SECURITIES AND EXCHANGE COMMISSION
Washington, D.C. 20549
FORM 8-K
CURRENT REPORT
Pursuant to Section 13 or 15(d) of the
Securities Exchange Act of 1934
Date of Report (Date of earliest event reported):
March 26, 1996
CONTINENTAL AIRLINES, INC.
(Exact name of registrant as specified in its charter)
Delaware 0-09781 74-2099724
(State or other (Commission (IRS Employer
jurisdiction of File Number) Identification No.)
incorporation)
2929 Allen Parkway, Suite 2010, Houston, Texas 77019
(Address of principal executive offices) (Zip Code)
(713) 834-2950
(Registrant's telephone number, including area code)
Item 5. Other Events.
On March 26, 1996, Continental Airlines, Inc. issued a press release announcing
that it has closed an offering of $230 million of 6 3/4% Convertible
Subordinated Notes due April 15, 2006.
Attached hereto as Exhibit 99.1, and incorporated herein by reference, is the
Company's March 26, 1996 press release.
Item 7. Financial Statements and Exhibits.
(c) Exhibits
99.1 Press Release, dated March 26, 1996.
SIGNATURE
Pursuant to the requirements of the Securities Exchange Act of 1934, Continental
Airlines, Inc. has duly caused this report to be signed on its behalf by the
undersigned hereunto duly authorized.
CONTINENTAL AIRLINES, INC.
By /s/ Lawrence W. Kellner
Lawrence W. Kellner
Senior Vice President and
Chief Financial Officer
March 26, 1996
EXHIBIT INDEX
99.1 Press Release, dated March 26, 1996.
CONTINENTAL COMPLETES CONVERTIBLE NOTES OFFERING
March 26, 1996 Houston, Texas: Continental Airlines, Inc. (NYSE:
CAI.B and CAI.A) announced today that it has closed its previously announced
offering of $230 million of 6 3/4% Convertible Subordinated Notes due April 15,
2006. The Notes are convertible into Class B common stock of Continental at an
initial conversion price of $60.39 per share.

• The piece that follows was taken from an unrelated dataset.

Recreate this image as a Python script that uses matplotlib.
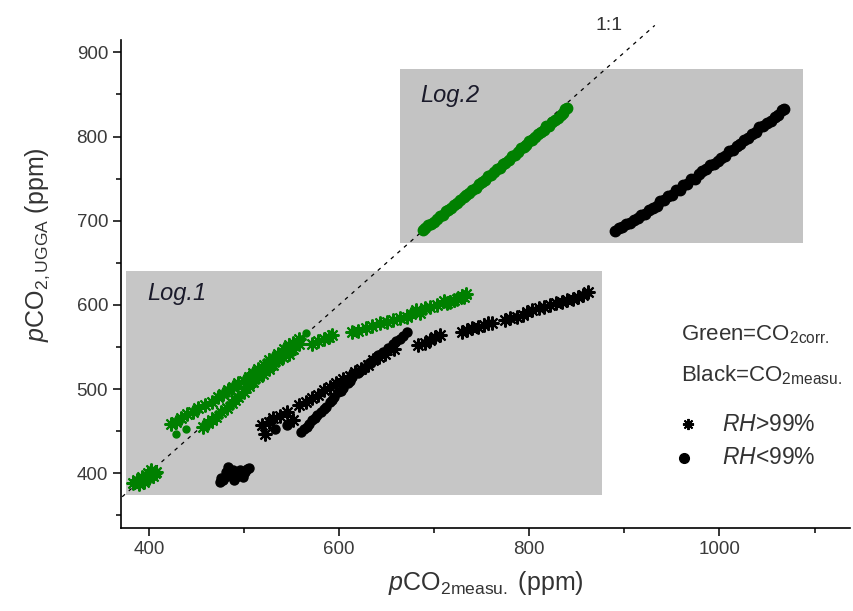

The net proceeds of the offering
(approximately $222.6 million) will be used by the airline to reduce debt and
for general corporate purposes.
The Notes have been listed on the Luxembourg Stock Exchange. The
securities offered have not been registered under the Securities Act of 1933 and
may not be offered or sold in the United States absent registration or an
applicable exemption from registration requirements.